“Who Runs the Internet: Jurisdiction and Governance”

At first glance, the EFF manifesto looked like an overly optimistic techno-libertarian view of the world. After all, from today’s perspective, much of the dreams espoused in the letter seem moot. Is the internet really a tool for individual liberty, or one enabling manipulation and control on a scale we can’t imagine? The reality is that today, government, including the US, do indeed try to regulate the internet. Moreover, even if we ignore the government’s interference, corporations are more dominant than ever in setting the rules of the internet. 25 years ago, the internet may have seemed like a playground of personal webpages and trivia that are out there for you to discover.
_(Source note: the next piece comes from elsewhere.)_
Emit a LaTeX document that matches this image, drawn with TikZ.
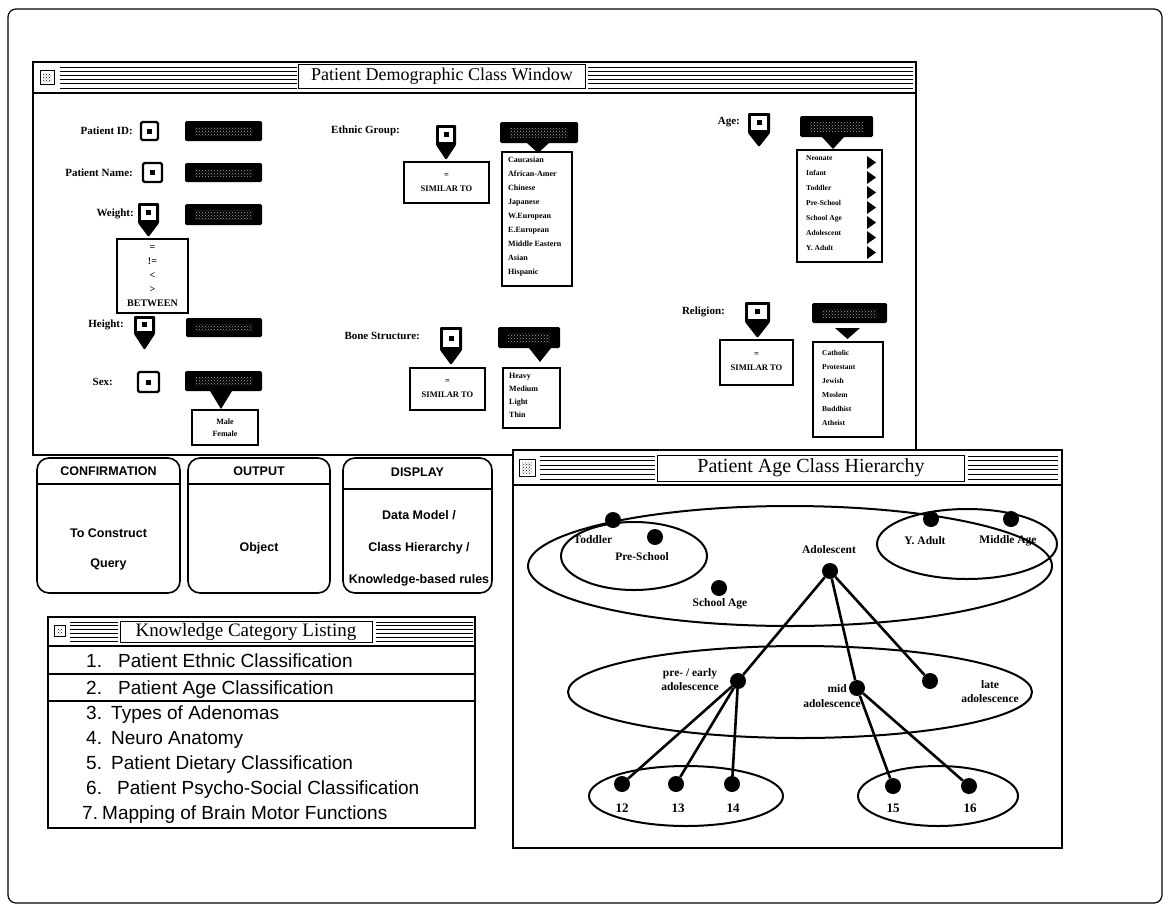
\documentclass[tikz,border=0pt]{standalone}
\usepackage{fontspec}
\setmainfont{Liberation Serif}
\newfontfamily\hv{Liberation Sans}
\usetikzlibrary{patterns}
\newcommand{\smallbox}[4]{%
  \draw[line width=2.2pt, rounded corners=1.5pt, fill=white] (#1,#2) rectangle (#3,#4);
  \fill ({(#1+#3)/2-2.5},{(#2+#4)/2-2.5}) rectangle ++(5,5);}
\newcommand{\ptrbox}[5]{%
  \fill[rounded corners=1pt] (#1,#2) -- (#3,#2) -- (#3,#4) -- ({(#1+#3)/2},#5) -- (#1,#4) -- cycle;
  \fill[white] ({#1+3},{#2+3}) rectangle ({#3-3},{#4-3});
  \fill ({(#1+#3)/2-2.5},{(#2+#4)/2-3}) rectangle ++(5,5);}
\newcommand{\dfield}[4]{%
  \fill[rounded corners=1.5pt] (#1,#2) rectangle (#3,#4);
  \fill[pattern=crosshatch dots, pattern color=white!65!black] ({#1+10},{#2+6}) rectangle ({#3-10},{#4-6});}
\newcommand{\stripes}[4]{%
  \foreach \k in {0,...,5} \draw[line width=0.9pt] (#1,{#3+\k*(#4-#3)/5}) -- (#2,{#3+\k*(#4-#3)/5});}
\newcommand{\closebox}[4]{%
  \draw[line width=0.8pt, fill=white] (#1,#2) rectangle (#3,#4);
  \fill[pattern=crosshatch dots] ({#1+3},{#2+3}) rectangle ({#3-3},{#4-3});}
\begin{document}
\begin{tikzpicture}[x=1pt,y=-1pt,
  lbl/.style={font=\fontsize{11}{12}\selectfont\bfseries, anchor=east, inner sep=0},
  item/.style={font=\fontsize{8}{14}\selectfont\bfseries, align=left, anchor=north west, inner sep=0},
  ctr/.style={font=\fontsize{8.5}{14}\selectfont\bfseries, align=center, inner sep=0},
  win/.style={line width=1.6pt, fill=white},
  lst/.style={draw, line width=2pt, fill=white},
  ttl/.style={draw, line width=1pt, fill=white, inner sep=0},
  hl/.style={font=\fontsize{11.5}{14}\selectfont\bfseries, inner sep=0, align=center},
  num/.style={font=\fontsize{13}{14}\selectfont\bfseries, inner sep=0},
  dotn/.style={circle, fill=black, minimum size=16pt, inner sep=0},
  link/.style={line width=2.6pt},
  ell/.style={line width=2pt},
  kitem/.style={font=\hv\fontsize{19}{22}\selectfont, anchor=base west, inner sep=0},
  btxt/.style={font=\hv\bfseries\fontsize{12.5}{30}\selectfont, inner sep=0, align=center},
  bbox/.style={draw, line width=1.6pt, rounded corners=12pt}]
\useasboundingbox (0,0) rectangle (1169,913);
\fill[white] (0,0) rectangle (1169,913);
\draw[line width=1.2pt, rounded corners=8pt] (8,9) rectangle (1162,903);

% ---------------- Patient Demographic Class Window
\draw[win] (33,62) rectangle (916,455);
\draw[line width=1.6pt] (33,93) -- (916,93);
\stripes{60}{297}{67}{88}
\stripes{588}{913}{67}{88}
\closebox{40}{70}{54}{84}
\node[ttl, minimum width=287pt, minimum height=24pt, font=\fontsize{18}{20}\selectfont] (tdemo) at (442,76) {Patient Demographic Class Window};

% left column
\node[lbl] (lid) at (133,131) {Patient ID:};
\smallbox{141}{122}{158}{140}
\dfield{185}{121}{262}{141}

\node[lbl] (lname) at (133,173) {Patient Name:};
\smallbox{143}{163}{162}{182}
\dfield{185}{163}{262}{182}

\node[lbl] (lweight) at (134,214) {Weight:};
\ptrbox{138}{203}{159}{223}{237}
\dfield{185}{204}{262}{225}
\draw[lst] (117,239) rectangle (188,313);
\node[ctr, font=\fontsize{10}{14}\selectfont\bfseries] (wlist) at (152.5,276) {=\\!=\\<\\>\\BETWEEN};

\node[lbl] (lheight) at (124,325) {Height:};
\ptrbox{134}{316}{155}{334}{350}
\dfield{186}{318}{262}{337}

\node[lbl] (lsex) at (113,382) {Sex:};
\smallbox{138}{372}{159}{392}
\dfield{185}{371}{262}{391}
\fill (210,391) -- (232,391) -- (221,409) -- cycle;
\draw[lst] (192,410) rectangle (258,445);
\node[ctr, font=\fontsize{8}{12}\selectfont\bfseries] (sexlist) at (225,428) {Male\\Female};

% middle column
\node[lbl] (leth) at (400,131) {Ethnic Group:};
\ptrbox{436}{125}{456}{145}{160}
\draw[lst] (404,162) rectangle (489,203);
\node[ctr] (esim) at (446.5,183) {=\\SIMILAR TO};
\dfield{500}{122}{578}{143}
\fill (527,143) -- (549,143) -- (538,153) -- cycle;
\draw[lst] (502,152) rectangle (572,286);
\node[item] (elist) at (508,157) {Caucasian\\African-Amer\\Chinese\\Japanese\\W.European\\E.European\\Middle Eastern\\Asian\\Hispanic};

\node[lbl] (lbone) at (420,336) {Bone Structure:};
\ptrbox{440}{327}{462}{350}{365}
\draw[lst] (410,368) rectangle (485,410);
\node[ctr] (bsim) at (447.5,389) {=\\SIMILAR TO};
\dfield{498}{327}{560}{348}
\fill (529,348) -- (551,348) -- (540,362) -- cycle;
\draw[lst] (503,368) rectangle (560,428);
\node[item, font=\fontsize{8}{13}\selectfont\bfseries] (blist) at (509,373) {Heavy\\Medium\\Light\\Thin};

% right column
\node[lbl] (lage) at (740,122) {Age:};
\ptrbox{748}{113}{770}{133}{147}
\dfield{800}{116}{873}{137}
\fill (822,137) -- (844,137) -- (833,149) -- cycle;
\draw[lst] (797,150) rectangle (882,262);
\foreach \k in {0,...,6} \fill (867,{156+\k*15}) -- (876,{162.5+\k*15}) -- (867,{169+\k*15}) -- cycle;
\node[item, font=\fontsize{7.5}{15}\selectfont\bfseries] (alist) at (806,155) {Neonate\\Infant\\Toddler\\Pre-School\\School Age\\Adolescent\\Y. Adult};

\node[lbl] (lrel) at (725,312) {Religion:};
\ptrbox{745}{302}{770}{322}{338}
\draw[lst] (720,340) rectangle (793,385);
\node[ctr] (rsim) at (756.5,362) {=\\SIMILAR TO};
\dfield{812}{303}{887}{323}
\fill (835,328) -- (860,328) -- (847.5,339) -- cycle;
\draw[lst] (813,342) rectangle (883,437);
\node[item, font=\fontsize{7.5}{14}\selectfont\bfseries] (rlist) at (822,350) {Catholic\\Protestant\\Jewish\\Moslem\\Buddhist\\Atheist};

% ---------------- three boxes
\draw[bbox] (37,458) rectangle (180,593);
\draw[line width=1.6pt] (37,484) -- (180,484);
\node[btxt] (cfh) at (108.5,471) {CONFIRMATION};
\node[btxt] (cfb) at (108.5,549) {To Construct\\Query};

\draw[bbox] (188,458) rectangle (330,593);
\draw[line width=1.6pt] (188,484) -- (330,484);
\node[btxt] (outh) at (259,471) {OUTPUT};
\node[btxt] (outb) at (259,548) {Object};

\draw[bbox] (343,458) rectangle (492,593);
\draw[line width=1.6pt] (343,489) -- (492,489);
\node[btxt] (dish) at (417.5,472) {DISPLAY};
\begin{scope}
\clip (344,490) rectangle (490,592);
\node[btxt, font=\hv\bfseries\fontsize{12.5}{32}\selectfont] (disb) at (419,548) {Data Model /\\Class Hierarchy /\\Knowledge-based rules};
\end{scope}

% ---------------- Knowledge Category Listing
\draw[win] (48,617) rectangle (475,828);
\draw[line width=1.6pt] (48,646) -- (475,646);
\stripes{70}{118}{622}{641}
\stripes{376}{473}{622}{641}
\closebox{54}{625}{65}{636}
\node[ttl, minimum width=252pt, minimum height=21pt, font=\fontsize{19}{20}\selectfont] (tknow) at (246,632) {Knowledge Category Listing};
\draw[line width=1.3pt] (48,674) rectangle (475,701);
\node[kitem] (k1n) at (86,667) {1.};  \node[kitem] (k1) at (118,667) {Patient Ethnic Classification};
\node[kitem] (k2n) at (86,694) {2.};  \node[kitem] (k2) at (118,694) {Patient Age Classification};
\node[kitem] (k3n) at (86,719) {3.};  \node[kitem] (k3) at (111,719) {Types of Adenomas};
\node[kitem] (k4n) at (86,744) {4.};  \node[kitem] (k4) at (111,744) {Neuro Anatomy};
\node[kitem] (k5n) at (86,769) {5.};  \node[kitem] (k5) at (111,769) {Patient Dietary Classification};
\node[kitem] (k6n) at (86,794) {6.};  \node[kitem] (k6) at (117,794) {Patient Psycho-Social Classification};
\node[kitem] (k7n) at (82,819) {7.};  \node[kitem] (k7) at (102,819) {Mapping of Brain Motor Functions};

% ---------------- Patient Age Class Hierarchy
\draw[win] (513,450) rectangle (1062,848);
\draw[line width=1.6pt] (513,485) -- (1062,485);
\closebox{519}{459}{535}{476}
\stripes{540}{655}{456}{479}
\stripes{968}{1058}{456}{479}
\node[ttl, minimum width=307pt, minimum height=26pt, font=\fontsize{20}{22}\selectfont] (thier) at (811,468) {Patient Age Class Hierarchy};

\draw[ell] (790,566) ellipse [x radius=262, y radius=60];
\draw[ell] (634,556) ellipse [x radius=73, y radius=34];
\draw[ell] (967,544) ellipse [x radius=90, y radius=35];
\draw[ell] (800,692) ellipse [x radius=232, y radius=46];
\draw[ell] (686,796) ellipse [x radius=97, y radius=30];
\draw[ell] (938,796) ellipse [x radius=80, y radius=30];

\node[dotn] (toddler) at (613,520) {};
\node[dotn] (preschool) at (655,537) {};
\node[dotn] (schoolage) at (719,588) {};
\node[dotn] (adol) at (830,571) {};
\node[dotn] (yadult) at (931,519) {};
\node[dotn] (midage) at (1011,519) {};
\node[dotn] (early) at (738,681) {};
\node[dotn] (mid) at (857,688) {};
\node[dotn] (late) at (930,681) {};
\node[dotn] (n12) at (622,784) {};
\node[dotn] (n13) at (676,784) {};
\node[dotn] (n14) at (732,784) {};
\node[dotn] (n15) at (893,786) {};
\node[dotn] (n16) at (969,786) {};

\node[hl] (ttoddler) at (593,540) {Toddler};
\node[hl] (tpre) at (642,557) {Pre-School};
\node[hl] (tschool) at (720,604) {School Age};
\node[hl] (tadol) at (829,550) {Adolescent};
\node[hl] (tyadult) at (925,541) {Y. Adult};
\node[hl] (tmidage) at (1008,541) {Middle Age};
\node[hl] (tearly) at (690,680) {pre- / early\\adolescence};
\node[hl, anchor=east] (tmid) at (847,689) {mid};
\node[hl] (tmid2) at (832,704) {adolescence};
\node[hl] (tlate) at (990,692) {late\\adolescence};
\node[num] (t12) at (622,808) {12};
\node[num] (t13) at (678,808) {13};
\node[num] (t14) at (733,808) {14};
\node[num] (t15) at (893,808) {15};
\node[num] (t16) at (970,808) {16};

\draw[link] (adol) -- (early);
\draw[link] (adol) -- (mid);
\draw[link] (adol) -- (late);
\draw[link] (early) -- (n12);
\draw[link] (early) -- (n13);
\draw[link] (early) -- (n14);
\draw[link] (mid) -- (n15);
\draw[link] (mid) -- (n16);
\end{tikzpicture}
\end{document}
Today, much of that information is funneled through a small set of internet giants, like Google and Facebook. In exchange for that convenience, we allow these companies to determine what’s interesting and what’s not, what’s acceptable and what’s not. Remember the shock when we found out Facebook was running internal experiments toying with user emotions by altering their news feed content? And content does not flow as seamlessly across geopolitical borders as hoped. Yes, we have VPNs and various piracy methods, but content is often locked to one region or another. Nonetheless, the internet on the whole still remains decentralized at least in theory, with any restrictions on free flow of information circumventable with enough effort.

 

When it comes to regulating the internet, concentration of market power in one place creates an easy point for the government to target. Interestingly enough, we seem to have come full circle with walled gardens, as we’ve noted throughout our seminars. We went from the AT&T telephone monopoly, easily controlled by the government, to an online walled garden created by services like CompuServe, to a more decentralized system of web pages on the internet. Today, once again, companies like Google and Facebook are increasingly acting as gatekeepers to the broader internet. These platforms, knowing our preferences, are able to surface the content we want better than any other means. With Google’s AMP pages and Facebook’s Instant Articles, even outside content is hosted within these walled gardens, based on the premise of a good user experience. When platforms start to play more of a gatekeeper role, they expose themselves to questioning when questionable content spreads on these networks, as occurred during the 2016 presidential campaign. And with concentration of power within a few platforms, the government is able to exert its influence more efficiently, as we saw with recent Congressional grilling of tech companies in relation to Russian interference. With the internet playing an increasingly dominant role in civic society and the economy, government is going to continue to try and figure out its place in setting the rules, for better or for worse.